T. Joseph Touhey, Mr. Brock's co-counsel, said he also hopes to convince the jury that defamation did not occur -- because what Mr. Brock said was essentially true.
"A jury did find this lady guilty of fraud, and to the average person, it is reasonable to use this kind of language, to say, mistakenly or not, that she was convicted," Mr. Touhey said.
Ms. Aron was found guilty of civil fraud by a Montgomery County Circuit Court jury in a lawsuit filed by her former realty partners in 1984 over profits from a Rockville real estate transaction. But the judgment was vacated on appeal after she agreed to pay $175,000 to settle the case.
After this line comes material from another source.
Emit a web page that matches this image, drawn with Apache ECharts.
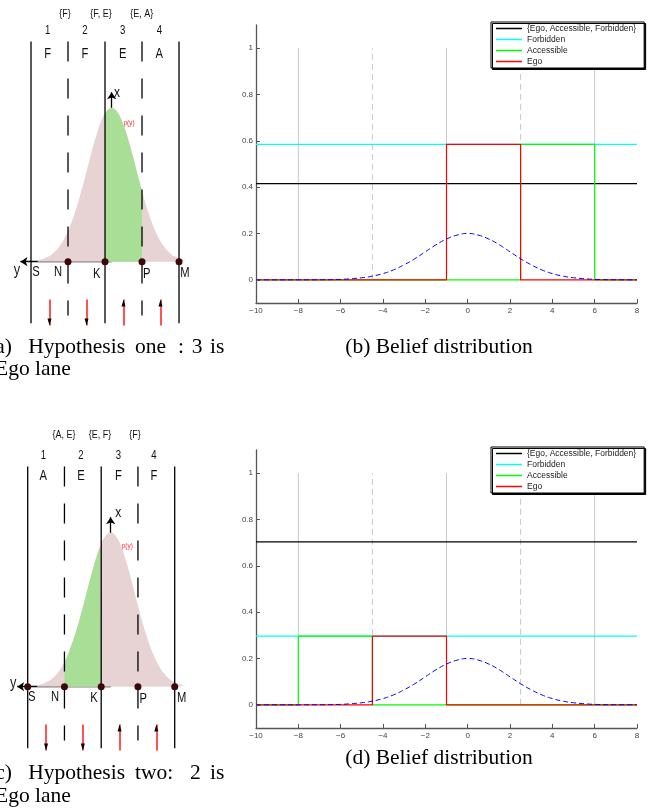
<!DOCTYPE html>
<html>
<head>
<meta charset="utf-8">
<script src="https://cdn.jsdelivr.net/npm/echarts@6/dist/echarts.min.js"></script>
<style>
  html, body { margin: 0; padding: 0; background: #fff; }
  #chart { width: 651px; height: 809px; }
</style>
</head>
<body>
<div id="chart"></div>
<script>
// ticks of the belief plots
var xTicks = [-10, -8, -6, -4, -2, 0, 2, 4, 6, 8];
var yTicks = [0, 0.2, 0.4, 0.6, 0.8, 1];

// lane borders S N K P M (same positions in every panel)
var edgeNames = ['S', 'N', 'K', 'P', 'M'];
var laneEdges = [-8, -4.5, -1, 2.5, 6];
var edgeDashed = [false, true, false, true, false];
var laneCenters = [-6.25, -2.75, 0.75, 4.25];

var beliefNames = ['{Ego, Accessible, Forbidden}', 'Forbidden', 'Accessible', 'Ego'];
var beliefColors = ['#000000', '#00ffff', '#00ff00', '#ff0000'];

// (b) hypothesis one : 3 is ego lane
var allH1 = [[-10, 0.415], [8, 0.415]];
var forbiddenH1 = [[-10, 0.585], [8, 0.585]];
var accessibleH1 = [[-10, 0], [2.5, 0], [2.5, 0.585], [6, 0.585], [6, 0], [8, 0]];
var egoH1 = [[-10, 0], [-1, 0], [-1, 0.585], [2.5, 0.585], [2.5, 0], [8, 0]];

// (d) hypothesis two : 2 is ego lane
var allH2 = [[-10, 0.703], [8, 0.703]];
var forbiddenH2 = [[-10, 0.297], [8, 0.297]];
var accessibleH2 = [[-10, 0], [-8, 0], [-8, 0.297], [-4.5, 0.297], [-4.5, 0], [8, 0]];
var egoH2 = [[-10, 0], [-4.5, 0], [-4.5, 0.297], [-1, 0.297], [-1, 0], [8, 0]];

// p(y), blue dashed curve
var pdfX = [-10, -9, -8, -7, -6, -5.5, -5, -4.5, -4, -3.5, -3, -2.5, -2, -1.5, -1, -0.5, 0,
            0.5, 1, 1.5, 2, 2.5, 3, 3.5, 4, 4.5, 5, 5.5, 6, 7, 8];
var pdfY = [0, 0, 0.0001, 0.0004, 0.002, 0.005, 0.009, 0.016, 0.027, 0.043, 0.065, 0.091, 0.121, 0.151, 0.176, 0.193, 0.2,
            0.193, 0.176, 0.151, 0.121, 0.091, 0.065, 0.043, 0.027, 0.016, 0.009, 0.005, 0.002, 0.0004, 0.0001];

// sketch of p(y) in (a) and (c), height relative to its peak
var sketchOffsets = [-7, -6.5, -6, -5.5, -5, -4.5, -4, -3.5, -3, -2.5, -2, -1.5, -1, -0.5, 0,
                     0.5, 1, 1.5, 2, 2.5, 3, 3.5, 4, 4.5, 5, 5.5, 6, 6.5, 7];
var sketchHeights = [0.01, 0.018, 0.033, 0.057, 0.094, 0.148, 0.22, 0.314, 0.427, 0.554, 0.685, 0.809, 0.91, 0.977, 1,
                     0.977, 0.91, 0.809, 0.685, 0.554, 0.427, 0.314, 0.22, 0.148, 0.094, 0.057, 0.033, 0.018, 0.01];
var peakA = -0.37, peakC = -0.1;
var greenSpanA = [-1, 2.5], greenEdgeHA = [0.96, 0.46];
var greenSpanC = [-4.5, -1], greenEdgeHC = [0.15, 0.92];
var dotsA = [false, true, true, true, true];
var dotsC = [true, true, true, true, true];
var arrowDir = [-1, -1, 1, 1];
var laneNumbers = ['1', '2', '3', '4'];
var lanesA = ['F', 'F', 'E', 'A'], setsA = ['{F}', '{F, E}', '{E, A}'];
var lanesC = ['A', 'E', 'F', 'F'], setsC = ['{A, E}', '{E, F}', '{F}'];

// sketch extents (sketch units, peak = 1)
var laneTop = 1.43, laneBottom = -0.40, dashBottom = -0.35;
var arrowHigh = -0.245, arrowLow = -0.415;
var yArrowEnd = -9, xArrowTop = 1.1;

var chart = echarts.init(document.getElementById('chart'));
var FONT = 'Liberation Sans';
var SERIF = 'Liberation Serif';

function fmtMinus(v) {
  return v < 0 ? '\u2212' + (-v) : String(v);
}

function beliefAxes(g) {
  var axisLine = { show: true, onZero: false, lineStyle: { color: '#555', width: 1.3 } };
  var tick = { show: true, inside: true, length: 4, lineStyle: { color: '#555' } };
  return {
    x: {
      type: 'value', gridIndex: g, min: -10, max: 8, interval: 2,
      axisLine: axisLine, axisTick: tick, splitLine: { show: false },
      axisLabel: { fontSize: 8, fontFamily: FONT, color: '#444', margin: 4, formatter: fmtMinus }
    },
    y: {
      type: 'value', gridIndex: g, min: -0.1, max: 1.1,
      axisLine: axisLine, splitLine: { show: false },
      axisTick: { show: true, inside: true, length: 4, lineStyle: { color: '#555' }, customValues: yTicks },
      axisLabel: { fontSize: 8, fontFamily: FONT, color: '#444', margin: 3, customValues: yTicks,
                   formatter: function (v) { return String(v); } }
    }
  };
}

function beliefSeries(g, sets) {
  var out = [];
  laneEdges.forEach(function (e, i) {
    out.push({
      type: 'line', xAxisIndex: g, yAxisIndex: g, silent: true, symbol: 'none',
      data: [[e, 0], [e, 1]],
      lineStyle: { color: '#c8c8c8', width: 1, type: edgeDashed[i] ? [6, 4] : 'solid' }
    });
  });
  sets.forEach(function (d, i) {
    out.push({
      type: 'line', name: beliefNames[i], xAxisIndex: g, yAxisIndex: g, symbol: 'none',
      data: d, color: beliefColors[i],
      itemStyle: { color: beliefColors[i] },
      lineStyle: { color: beliefColors[i], width: 1.2 }
    });
  });
  out.push({
    type: 'line', xAxisIndex: g, yAxisIndex: g, symbol: 'none', smooth: true,
    data: pdfX.map(function (x, i) { return [x, pdfY[i]]; }),
    lineStyle: { color: '#0000ff', width: 1, type: [5, 3] }
  });
  return out;
}

function sketchSeries(g, peak, span, edgeH, dots) {
  var out = [];
  var curve = sketchOffsets.map(function (u, i) { return [peak + u, sketchHeights[i]]; });
  out.push({
    type: 'line', xAxisIndex: g, yAxisIndex: g, symbol: 'none', smooth: true, silent: true,
    data: curve, lineStyle: { width: 0 }, areaStyle: { color: '#e7d3d3', opacity: 1 }
  });
  var green = [[span[0], 0], [span[0], edgeH[0]]];
  curve.forEach(function (p) { if (p[0] > span[0] && p[0] < span[1]) green.push(p); });
  green.push([span[1], edgeH[1]], [span[1], 0]);
  out.push({
    type: 'line', xAxisIndex: g, yAxisIndex: g, symbol: 'none', silent: true,
    data: green, lineStyle: { width: 0 }, areaStyle: { color: '#a9de97', opacity: 1 }
  });
  laneEdges.forEach(function (e, i) {
    out.push({
      type: 'line', xAxisIndex: g, yAxisIndex: g, symbol: 'none', silent: true,
      data: [[e, laneTop], [e, edgeDashed[i] ? dashBottom : laneBottom]],
      lineStyle: { color: '#000', width: 1.3, type: edgeDashed[i] ? [20, 17] : 'solid' }
    });
  });
  out.push({
    type: 'lines', coordinateSystem: 'cartesian2d', xAxisIndex: g, yAxisIndex: g, silent: true,
    symbol: ['none', 'arrow'], symbolSize: 7,
    lineStyle: { color: '#000', width: 1.3, opacity: 1 },
    data: [{ coords: [[peak, 0], [yArrowEnd, 0]] }, { coords: [[peak, 0], [peak, xArrowTop]] }]
  });
  out.push({
    type: 'scatter', xAxisIndex: g, yAxisIndex: g, silent: true, symbolSize: 7, z: 5,
    itemStyle: { color: '#3d0808', opacity: 1 },
    data: laneEdges.filter(function (e, i) { return dots[i]; }).map(function (e) { return [e, 0]; })
  });
  out.push({
    type: 'lines', coordinateSystem: 'cartesian2d', xAxisIndex: g, yAxisIndex: g, silent: true,
    lineStyle: { color: '#ff1a1a', width: 1.5, opacity: 1 },
    data: laneCenters.map(function (c, i) {
      return { coords: arrowDir[i] < 0 ? [[c, arrowHigh], [c, arrowLow]] : [[c, arrowLow], [c, arrowHigh]] };
    })
  });
  out.push({
    type: 'scatter', xAxisIndex: g, yAxisIndex: g, silent: true, symbol: 'triangle', symbolSize: [4, 7],
    itemStyle: { color: '#000', opacity: 1 }, z: 5,
    data: laneCenters.map(function (c, i) {
      return arrowDir[i] < 0
        ? { value: [c, arrowLow], symbolRotate: 180, symbolOffset: [0, -3.5] }
        : { value: [c, arrowHigh], symbolOffset: [0, 3.5] };
    })
  });
  return out;
}

function txt(x, y, text, size, extra) {
  extra = extra || {};
  return {
    type: 'text', x: x, y: y, scaleX: extra.scaleX || 1, silent: true,
    style: {
      text: text, fontSize: size, fontFamily: extra.family || FONT,
      fill: extra.fill || '#111', align: extra.align || 'center', verticalAlign: 'middle'
    }
  };
}

function cap(x, y, text, align) {
  return txt(x, y, text, 21.5, { family: SERIF, align: align || 'left', fill: '#000' });
}

function sketchLabels(p) {
  var g = [];
  p.sets.forEach(function (s, i) { g.push(txt(p.setX[i], p.setY, s, 10, { scaleX: 0.9 })); });
  p.laneX.forEach(function (x, i) {
    g.push(txt(x, p.numY, laneNumbers[i], 12, { scaleX: 0.8 }));
    g.push(txt(x, p.letY, p.lanes[i], 14, { scaleX: 0.8 }));
  });
  g.push(txt(p.xLab[0], p.xLab[1], 'x', 15, { scaleX: 0.8 }));
  g.push(txt(p.pLab[0], p.pLab[1], 'p(y)', 8, { scaleX: 0.8, fill: '#ff2a2a' }));
  g.push(txt(p.yLab[0], p.yLab[1], 'y', 16, { scaleX: 0.8 }));
  edgeNames.forEach(function (n, i) { g.push(txt(p.edgeLab[i][0], p.edgeLab[i][1], n, 14, { scaleX: 0.8 })); });
  return g;
}

var graphics = []
  .concat(sketchLabels({
    sets: setsA, setX: [65, 101, 141.7], setY: 14, laneX: [47.7, 85, 122.7, 159.3], numY: 31, letY: 54,
    lanes: lanesA, xLab: [117, 93], pLab: [129, 123], yLab: [17, 271],
    edgeLab: [[36, 272], [58, 272], [96.7, 274], [146.7, 274], [185, 273]]
  }))
  .concat(sketchLabels({
    sets: setsC, setX: [64, 100, 135], setY: 435, laneX: [43.3, 81, 118.3, 154], numY: 456, letY: 476,
    lanes: lanesC, xLab: [118.3, 513], pLab: [127.3, 545.5], yLab: [13.3, 684],
    edgeLab: [[31.7, 696.7], [55, 696.7], [94, 698], [143.3, 699], [181.7, 697.7]]
  }))
  .concat([
    cap(12, 347, '(a)', 'right'), cap(28.3, 347, 'Hypothesis'), cap(135, 347, 'one'),
    cap(178, 347, ':'), cap(191.7, 347, '3'), cap(210, 347, 'is'),
    cap(-5, 369, 'Ego lane'),
    cap(12, 773, '(c)', 'right'), cap(28.3, 773, 'Hypothesis'), cap(135, 773, 'two:'),
    cap(190, 773, '2'), cap(210, 773, 'is'),
    cap(-5, 796, 'Ego lane'),
    cap(439, 347, '(b) Belief distribution', 'center'),
    cap(439, 758, '(d) Belief distribution', 'center')
  ]);

var axB = beliefAxes(1), axD = beliefAxes(3);
function hiddenX(g) { return { type: 'value', gridIndex: g, min: -10, max: 8, show: false }; }
function hiddenY(g) { return { type: 'value', gridIndex: g, min: -0.5, max: 1.6, show: false }; }

function legendAt(top) {
  return {
    data: beliefNames, orient: 'vertical', left: 491, top: top, icon: 'rect',
    itemWidth: 26, itemHeight: 1.5, itemGap: 2, padding: [2, 8, 2, 5],
    backgroundColor: '#fff', borderColor: '#000', borderWidth: 1,
    shadowColor: '#000', shadowOffsetX: 1.5, shadowOffsetY: 1.5, shadowBlur: 0,
    selectedMode: false,
    textStyle: { fontSize: 8.5, fontFamily: FONT, color: '#222', lineHeight: 9 }
  };
}

chart.setOption({
  animation: false,
  backgroundColor: '#fff',
  grid: [
    { left: 9.86, top: 15.3, width: 190.3, height: 323.4 },
    { left: 256, top: 25, width: 381, height: 278 },
    { left: 6.7, top: 440.3, width: 189, height: 323.4 },
    { left: 256, top: 450, width: 381, height: 278 }
  ],
  xAxis: [hiddenX(0), axB.x, hiddenX(2), axD.x],
  yAxis: [hiddenY(0), axB.y, hiddenY(2), axD.y],
  legend: [legendAt(22), legendAt(447)],
  series: []
    .concat(sketchSeries(0, peakA, greenSpanA, greenEdgeHA, dotsA))
    .concat(beliefSeries(1, [allH1, forbiddenH1, accessibleH1, egoH1]))
    .concat(sketchSeries(2, peakC, greenSpanC, greenEdgeHC, dotsC))
    .concat(beliefSeries(3, [allH2, forbiddenH2, accessibleH2, egoH2])),
  graphic: graphics
});
</script>
</body>
</html>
In 1990, she paid $175,000to settle a federal lawsuit filed in a dispute over profits from the sale of a 17-acre tract near Andrews Air Force Base.
In testimony so far, lawyers for Ms. Aron have questioned Mr. Brock's private pollster and several of his campaign advisers, trying to show his strategists targeted Ms. Aron as she narrowed his lead in the polls during the election's final weeks.
Alex Ray, a 20-year friend of Mr. Brock who was paid $6,000 for his work on the campaign, admitted to advising Mr. Brock to "go after" Ms. Aron and to writing a Sept. 1, 1994, memo telling his friend, "I think her candidacy has to be brought down a peg or two."
But Mr. Ray also testified that Ms. Aron caused her own defeat with her own negative advertisements.
"She broke one of the principle rules of politics, you never start out by attacking your opponent," Mr. Ray said.